**INSTRUCTIONS FOR THE TASK**
Images do not belong in the copy. Retype all the entries below exactly.

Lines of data
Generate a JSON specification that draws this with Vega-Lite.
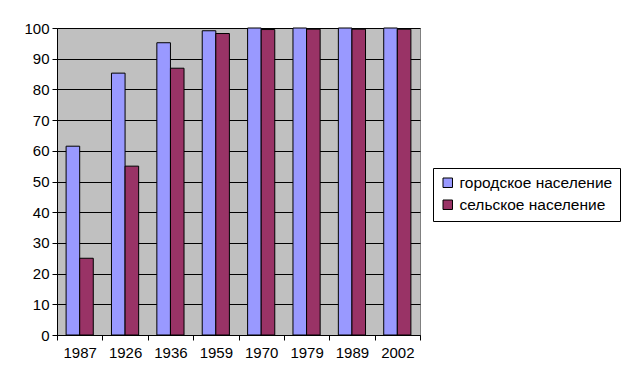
{
  "$schema": "https://vega.github.io/schema/vega-lite/v6.json",
  "autosize": "none",
  "width": 363,
  "height": 307,
  "padding": {"left": 57, "top": 28, "right": 204, "bottom": 49},
  "background": "white",
  "data": {
    "values": [
      {"year": "1987", "type": "городское население", "value": 61.5},
      {"year": "1987", "type": "сельское население", "value": 25},
      {"year": "1926", "type": "городское население", "value": 85.3},
      {"year": "1926", "type": "сельское население", "value": 55},
      {"year": "1936", "type": "городское население", "value": 95.2},
      {"year": "1936", "type": "сельское население", "value": 86.9},
      {"year": "1959", "type": "городское население", "value": 99.1},
      {"year": "1959", "type": "сельское население", "value": 98.2},
      {"year": "1970", "type": "городское население", "value": 100},
      {"year": "1970", "type": "сельское население", "value": 99.5},
      {"year": "1979", "type": "городское население", "value": 100},
      {"year": "1979", "type": "сельское население", "value": 99.6},
      {"year": "1989", "type": "городское население", "value": 100},
      {"year": "1989", "type": "сельское население", "value": 99.6},
      {"year": "2002", "type": "городское население", "value": 100},
      {"year": "2002", "type": "сельское население", "value": 99.6}
    ]
  },
  "mark": {"type": "bar", "stroke": "black", "strokeWidth": 1},
  "encoding": {
    "x": {
      "field": "year",
      "type": "nominal",
      "sort": null,
      "scale": {"paddingInner": 0, "paddingOuter": 0},
      "axis": {
        "title": null,
        "labelAngle": 0,
        "tickBand": "extent",
        "tickSize": 5,
        "tickColor": "black",
        "domainColor": "black",
        "labelFont": "Liberation Sans",
        "labelFontSize": 15,
        "labelColor": "black",
        "labelPadding": 5,
        "grid": false
      }
    },
    "xOffset": {
      "field": "type",
      "type": "nominal",
      "scale": {"paddingInner": 0, "paddingOuter": 0.67}
    },
    "y": {
      "field": "value",
      "type": "quantitative",
      "scale": {"domain": [0, 100], "nice": false},
      "axis": {
        "title": null,
        "values": [0, 10, 20, 30, 40, 50, 60, 70, 80, 90, 100],
        "grid": true,
        "gridColor": "black",
        "gridWidth": 1,
        "tickSize": 5,
        "tickColor": "black",
        "domainColor": "black",
        "labelFont": "Liberation Sans",
        "labelFontSize": 15,
        "labelColor": "black",
        "labelPadding": 3
      }
    },
    "color": {
      "field": "type",
      "type": "nominal",
      "scale": {
        "domain": ["городское население", "сельское население"],
        "range": ["#9999FF", "#993366"]
      },
      "legend": {
        "title": null,
        "orient": "none",
        "legendX": 376,
        "legendY": 140,
        "symbolType": "square",
        "symbolSize": 90,
        "symbolStrokeColor": "black",
        "symbolStrokeWidth": 1,
        "labelFont": "Liberation Sans",
        "labelFontSize": 15.5,
        "labelColor": "black",
        "rowPadding": 5,
        "fillColor": "white",
        "strokeColor": "black",
        "padding": 7
      }
    }
  },
  "config": {
    "view": {"fill": "#C0C0C0", "stroke": "#808080"},
    "axis": {"gridOpacity": 1}
  }
}
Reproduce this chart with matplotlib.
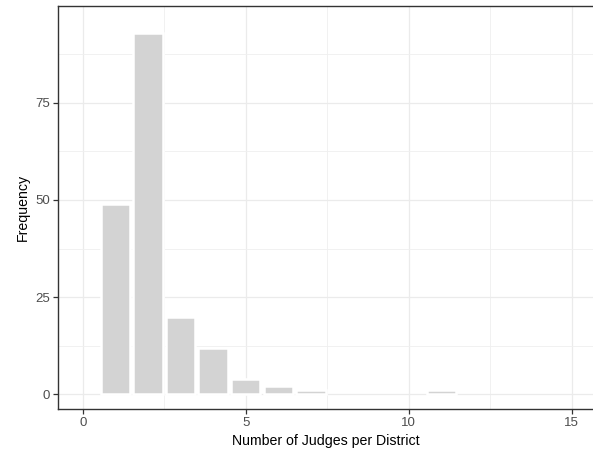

**RESPONSE BELOW**
Generate a JSON specification that draws this with Vega-Lite.
{
  "$schema": "https://vega.github.io/schema/vega-lite/v6.json",
  "autosize": "none",
  "width": 363,
  "height": 307,
  "padding": {"left": 57, "top": 28, "right": 204, "bottom": 49},
  "background": "white",
  "data": {
    "values": [
      {"year": "1987", "type": "городское население", "value": 61.5},
      {"year": "1987", "type": "сельское население", "value": 25},
      {"year": "1926", "type": "городское население", "value": 85.3},
      {"year": "1926", "type": "сельское население", "value": 55},
      {"year": "1936", "type": "городское население", "value": 95.2},
      {"year": "1936", "type": "сельское население", "value": 86.9},
      {"year": "1959", "type": "городское население", "value": 99.1},
      {"year": "1959", "type": "сельское население", "value": 98.2},
      {"year": "1970", "type": "городское население", "value": 100},
      {"year": "1970", "type": "сельское население", "value": 99.5},
      {"year": "1979", "type": "городское население", "value": 100},
      {"year": "1979", "type": "сельское население", "value": 99.6},
      {"year": "1989", "type": "городское население", "value": 100},
      {"year": "1989", "type": "сельское население", "value": 99.6},
      {"year": "2002", "type": "городское население", "value": 100},
      {"year": "2002", "type": "сельское население", "value": 99.6}
    ]
  },
  "mark": {"type": "bar", "stroke": "black", "strokeWidth": 1},
  "encoding": {
    "x": {
      "field": "year",
      "type": "nominal",
      "sort": null,
      "scale": {"paddingInner": 0, "paddingOuter": 0},
      "axis": {
        "title": null,
        "labelAngle": 0,
        "tickBand": "extent",
        "tickSize": 5,
        "tickColor": "black",
        "domainColor": "black",
        "labelFont": "Liberation Sans",
        "labelFontSize": 15,
        "labelColor": "black",
        "labelPadding": 5,
        "grid": false
      }
    },
    "xOffset": {
      "field": "type",
      "type": "nominal",
      "scale": {"paddingInner": 0, "paddingOuter": 0.67}
    },
    "y": {
      "field": "value",
      "type": "quantitative",
      "scale": {"domain": [0, 100], "nice": false},
      "axis": {
        "title": null,
        "values": [0, 10, 20, 30, 40, 50, 60, 70, 80, 90, 100],
        "grid": true,
        "gridColor": "black",
        "gridWidth": 1,
        "tickSize": 5,
        "tickColor": "black",
        "domainColor": "black",
        "labelFont": "Liberation Sans",
        "labelFontSize": 15,
        "labelColor": "black",
        "labelPadding": 3
      }
    },
    "color": {
      "field": "type",
      "type": "nominal",
      "scale": {
        "domain": ["городское население", "сельское население"],
        "range": ["#9999FF", "#993366"]
      },
      "legend": {
        "title": null,
        "orient": "none",
        "legendX": 376,
        "legendY": 140,
        "symbolType": "square",
        "symbolSize": 90,
        "symbolStrokeColor": "black",
        "symbolStrokeWidth": 1,
        "labelFont": "Liberation Sans",
        "labelFontSize": 15.5,
        "labelColor": "black",
        "rowPadding": 5,
        "fillColor": "white",
        "strokeColor": "black",
        "padding": 7
      }
    }
  },
  "config": {
    "view": {"fill": "#C0C0C0", "stroke": "#808080"},
    "axis": {"gridOpacity": 1}
  }
}
Reproduce this chart with matplotlib.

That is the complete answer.